Зденка знала, что, к несчастью, все это действительно так. Но достаточно было взглянуть на Миладу, чтобы понять, что эту женщину убьет та правда, которой она так жаждет. «А что, если бы то же случилось с моей Ганичкой?» — подумала Зденка. Что было делать? Зденка умела все выложить в глаза своему начальнику — эсэсовцу, но у нее не хватило духу сказать правду отчаявшейся Миладе. Разве может доктор заявить тяжелобольному: «Ты умрешь»? Больного это убьет. И Зденка прибегла к последнему средству, которое действовало, когда не удавались все попытки ободрить отчаявшегося человека, — она перестала утешать Миладу и прикрикнула:

— Дура ты, Милада, вот что! Вот уж не думала. Ты что, меня не знаешь? Веришь ты мне? Пришла какая-то безмозглая болтушка с глупыми слухами, а ты уж и поверила. Я на тебя сердита, честное слово! Не понимаешь ты, что ли, что это просто дурища, жадная до сенсаций, ей хочется показать, что она много знает, а ты поддаешься на это. Ведь дети пишут тебе, дурная! Так не давай сбить себя с толку, возьмись за ум!

Дети и в самом деле писали Миладе, только это были чужие дети, которым дедушка и бабушка диктовали письма, чтобы сохранить дочери обретенное с таким трудом душевное равновесие.

— Кому же ты веришь, Милада, мне или этой болтушке? Вот я еще поговорю с ней!

— Тебе! — плакала Милада.

Зденка ее так отчитала, что она наконец перестала сомневаться.

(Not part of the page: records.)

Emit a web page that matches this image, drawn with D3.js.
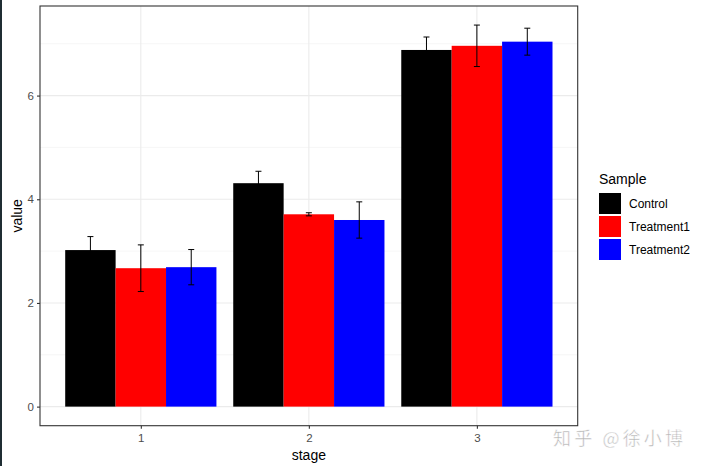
<!DOCTYPE html>
<html>
<head>
    <meta charset="utf-8">
    <script src="https://d3js.org/d3.v7.min.js"></script>
    <style>
        body { margin: 0; background: #fff; }
        text { font-family: Arial, "Liberation Sans", sans-serif; }
        .tick text { fill: #4d4d4d; font-size: 11.5px; }
        .axis-title { fill: #000; font-size: 14px; }
        .legend text { fill: #000; }
    </style>
</head>
<body>
<svg width="701" height="466"></svg>
<script>
    const stages = ['1', '2', '3'];
    const samples = ['Control', 'Treatment1', 'Treatment2'];
    const colors = ['#000000', '#ff0000', '#0000ff'];
    // mean values per sample, one entry per stage
    const control = [3.02, 4.31, 6.88];
    const treatment1 = [2.67, 3.71, 6.96];
    const treatment2 = [2.69, 3.60, 7.04];
    // error bar half widths
    const controlErr = [0.26, 0.23, 0.25];
    const treatment1Err = [0.45, 0.03, 0.40];
    const treatment2Err = [0.34, 0.35, 0.26];
    const yTicks = [0, 2, 4, 6];
    const yMinor = [1, 3, 5, 7];

    const means = [control, treatment1, treatment2];
    const errs = [controlErr, treatment1Err, treatment2Err];
    const rows = [];
    samples.forEach((s, i) => {
        stages.forEach((st, j) => {
            rows.push({ sample: s, stage: st, value: means[i][j], err: errs[i][j], color: colors[i] });
        });
    });

    const svg = d3.select('svg');
    const panel = { left: 40, right: 577.7, top: 6, bottom: 425.7 };

    // left dark border of the screenshot
    svg.append('rect').attr('x', 0).attr('y', 0).attr('width', 2).attr('height', 466).attr('fill', '#1f2d33');

    // ggplot-style 5% expansion on y, 0.6 units on x
    const yMax = d3.max(rows, d => d.value + d.err);
    const pad = yMax * 0.05;
    const y = d3.scaleLinear().domain([-pad, yMax + pad]).range([panel.bottom, panel.top]);

    const unit = (panel.right - panel.left) / 3.2;
    const xCenter = st => panel.left + (0.6 + stages.indexOf(st)) * unit;
    const groupW = 0.9 * unit;
    const xSub = d3.scaleBand().domain(samples).range([-groupW / 2, groupW / 2]);

    const g = svg.append('g');

    // grid
    g.selectAll('.minor').data(yMinor).join('line')
        .attr('x1', panel.left).attr('x2', panel.right)
        .attr('y1', d => y(d)).attr('y2', d => y(d))
        .attr('stroke', '#f0f0f0').attr('stroke-width', 0.6);
    g.selectAll('.major').data(yTicks).join('line')
        .attr('x1', panel.left).attr('x2', panel.right)
        .attr('y1', d => y(d)).attr('y2', d => y(d))
        .attr('stroke', '#ebebeb').attr('stroke-width', 1.1);
    g.selectAll('.vmajor').data(stages).join('line')
        .attr('x1', d => xCenter(d)).attr('x2', d => xCenter(d))
        .attr('y1', panel.top).attr('y2', panel.bottom)
        .attr('stroke', '#ebebeb').attr('stroke-width', 1.1);

    // bars
    g.selectAll('.bar').data(rows).join('rect')
        .attr('x', d => xCenter(d.stage) + xSub(d.sample))
        .attr('width', xSub.bandwidth())
        .attr('y', d => y(d.value))
        .attr('height', d => y(0) - y(d.value))
        .attr('fill', d => d.color);

    // error bars
    const capW = 3;
    const eb = g.selectAll('.err').data(rows).join('g')
        .attr('transform', d => `translate(${xCenter(d.stage) + xSub(d.sample) + xSub.bandwidth() / 2},0)`);
    eb.append('line')
        .attr('y1', d => y(d.value + d.err)).attr('y2', d => y(d.value - d.err))
        .attr('stroke', '#000').attr('stroke-width', 1);
    eb.append('line')
        .attr('x1', -capW).attr('x2', capW)
        .attr('y1', d => y(d.value + d.err)).attr('y2', d => y(d.value + d.err))
        .attr('stroke', '#000').attr('stroke-width', 1);
    eb.append('line')
        .attr('x1', -capW).attr('x2', capW)
        .attr('y1', d => y(d.value - d.err)).attr('y2', d => y(d.value - d.err))
        .attr('stroke', '#000').attr('stroke-width', 1);

    // panel border
    g.append('rect')
        .attr('x', panel.left).attr('y', panel.top)
        .attr('width', panel.right - panel.left).attr('height', panel.bottom - panel.top)
        .attr('fill', 'none').attr('stroke', '#333333').attr('stroke-width', 1.1);

    // axes
    const yAxis = d3.axisLeft(y).tickValues(yTicks).tickSize(3).tickPadding(3);
    const yAxisG = svg.append('g').attr('transform', `translate(${panel.left},0)`).call(yAxis);
    const xScalePts = d3.scalePoint().domain(stages).range([xCenter('1'), xCenter('3')]);
    const xAxis = d3.axisBottom(xScalePts).tickSize(3).tickPadding(5);
    const xAxisG = svg.append('g').attr('transform', `translate(0,${panel.bottom})`).call(xAxis);
    [yAxisG, xAxisG].forEach(a => {
        a.select('.domain').remove();
        a.selectAll('.tick line').attr('stroke', '#333333').attr('stroke-width', 1.1);
        a.selectAll('.tick text').attr('fill', '#4d4d4d')
            .style('font-family', 'Arial, "Liberation Sans", sans-serif');
    });

    svg.append('text').attr('class', 'axis-title')
        .attr('x', (panel.left + panel.right) / 2).attr('y', 460)
        .attr('text-anchor', 'middle').text('stage');
    svg.append('text').attr('class', 'axis-title')
        .attr('transform', `translate(22,${(panel.top + panel.bottom) / 2}) rotate(-90)`)
        .attr('text-anchor', 'middle').text('value');

    // legend
    const legend = svg.append('g').attr('class', 'legend').attr('transform', 'translate(599,0)');
    legend.append('text').attr('x', 0).attr('y', 184).style('font-size', '14px').text('Sample');
    const li = legend.selectAll('.item').data(samples).join('g')
        .attr('transform', (d, i) => `translate(0,${193 + i * 23})`);
    li.append('rect').attr('width', 22).attr('height', 21).attr('fill', (d, i) => colors[i]);
    li.append('text').attr('x', 30).attr('y', 15).style('font-size', '12px').text(d => d);

    // watermark
    svg.append('text').attr('x', 553).attr('y', 445)
        .style('font-family', '"Noto Sans CJK SC", sans-serif').style('font-size', '18px')
        .attr('fill', '#b3b3b3').attr('stroke', '#ffffff').attr('stroke-width', 0.5)
        .attr('textLength', 130)
        .text('知乎 @徐小博');
</script>
</body>
</html>
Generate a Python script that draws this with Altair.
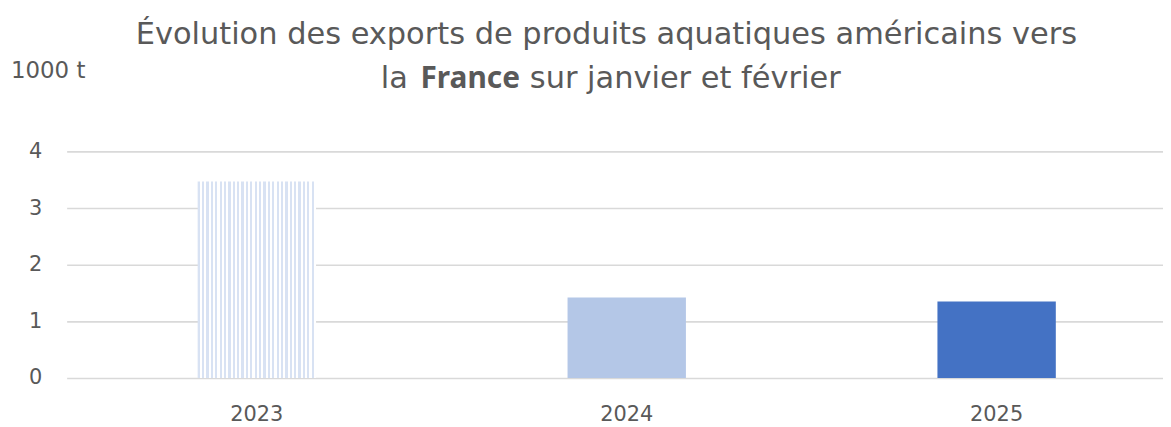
import altair as alt
import pandas as pd

# ---- data ----
years = ["2023", "2024", "2025"]
values = [3.47, 1.42, 1.35]  # milliers de tonnes
bar_colors = ["#b4c7e7", "#4472c4"]  # 2024, 2025
y_ticks = [0, 1, 2, 3, 4]

title_line1 = ["Évolution des exports de produits aquatiques américains vers"]
title_line2_a = ["la"]
title_line2_b = ["France"]
title_line2_c = ["sur janvier et février"]
unit_label = ["1000 t"]

FONT = "DejaVu Sans"
BOLD_FONT = "Noto Sans"
GREY = "#595959"

df = pd.DataFrame({"year": years, "value": values})

# striped fill for 2023 (vertical stripes)
n_stripes = 27
stops = []
for i in range(n_stripes):
    a = i / n_stripes
    b = (i + 0.5) / n_stripes
    c = (i + 1) / n_stripes
    stops += [
        {"offset": a, "color": "#d8e2f3"},
        {"offset": b, "color": "#d8e2f3"},
        {"offset": b, "color": "#ffffff"},
        {"offset": c, "color": "#ffffff"},
    ]
stripes = {"gradient": "linear", "x1": 0, "x2": 1, "y1": 0, "y2": 0, "stops": stops}

bars = alt.Chart(df).mark_bar().encode(
    x=alt.X(
        "year:N",
        sort=years,
        scale=alt.Scale(paddingInner=0.68, paddingOuter=0.322, align=0.55),
        axis=alt.Axis(
            title=None, labelAngle=0, ticks=False, domain=False, grid=False,
            labelFont=FONT, labelFontSize=21, labelColor=GREY, labelPadding=26,
        ),
    ),
    y=alt.Y(
        "value:Q",
        scale=alt.Scale(domain=[0, 4], nice=False),
        axis=alt.Axis(
            title=None, values=y_ticks, ticks=False, domain=False,
            gridColor="#d9d9d9", gridWidth=1.6,
            labelFont=FONT, labelFontSize=21, labelColor=GREY, labelPadding=25,
        ),
    ),
    color=alt.condition(
        "datum.year == '2023'",
        alt.value(stripes),
        alt.Color("year:N", scale=alt.Scale(domain=years[1:], range=bar_colors), legend=None),
    ),
)

def txt(lines, x, y, size, weight="normal", align="left", font=FONT):
    return alt.Chart(pd.DataFrame({"t": lines})).mark_text(
        font=font, fontSize=size, fontWeight=weight, color=GREY,
        align=align, baseline="alphabetic",
    ).encode(text="t:N", x=alt.value(x), y=alt.value(y))

t1 = txt(title_line1, 543, -108, 30.6, align="center")
t2a = txt(title_line2_a, 316, -64, 30.6)
t2b = txt(title_line2_b, 356, -64, 30, weight="bold", font=BOLD_FONT)
t2c = txt(title_line2_c, 466, -64, 30.6)
unit = txt(unit_label, -56, -74, 23)

chart = alt.layer(bars, t1, t2a, t2b, t2c, unit).properties(
    width=1103,
    height=228,
    autosize="none",
    padding={"left": 59, "top": 143, "right": 0, "bottom": 48},
).configure_view(stroke=None)

chart.save("out.html", embed_options={"renderer": "svg", "actions": False})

Но как только Милада ушла, Зденку охватил невыразимый страх за собственную дочь. А вдруг и меня также обманывают родные и я не знаю об этом? Тетя, у которой жила девочка, прислала однажды Зденке фотографию Ганички. Как она выросла, какая стала хорошенькая, ясноглазая! Зденка глаз не могла отвести от карточки. Но держать у себя больше суток полученную фотографию не разрешалось, надо было сдать ее в канцелярию лагеря. Таковы были лагерные порядки: немцы всячески старались ущемить и унизить заключенных. Одна из узниц — все они готовы были исполнить любое желание Здены, — молодая художница, наспех и с риском попасться, перерисовала эту фотографию. Сходство получилось не полное, но все же девочка была похожа, и Зденка тайком радовалась, глядя на нее. А сейчас ее пугала эта немного чужая Ганичка. Что, если с ней случилось то же, что с Миладиными детьми?

Вот как одна глупая, болтливая баба может испортить бодрое настроение! С этим надо кончать! Зденка еще в тот же вечер зашла в чешский барак и строго поговорила с новенькой. Та даже не пикнула в ответ.

А Зденка с тех пор завела такой порядок: каждого новичка в лагере в первый же день предупреждали: «Этой темы не касайся. Особенно при лидицких женщинах».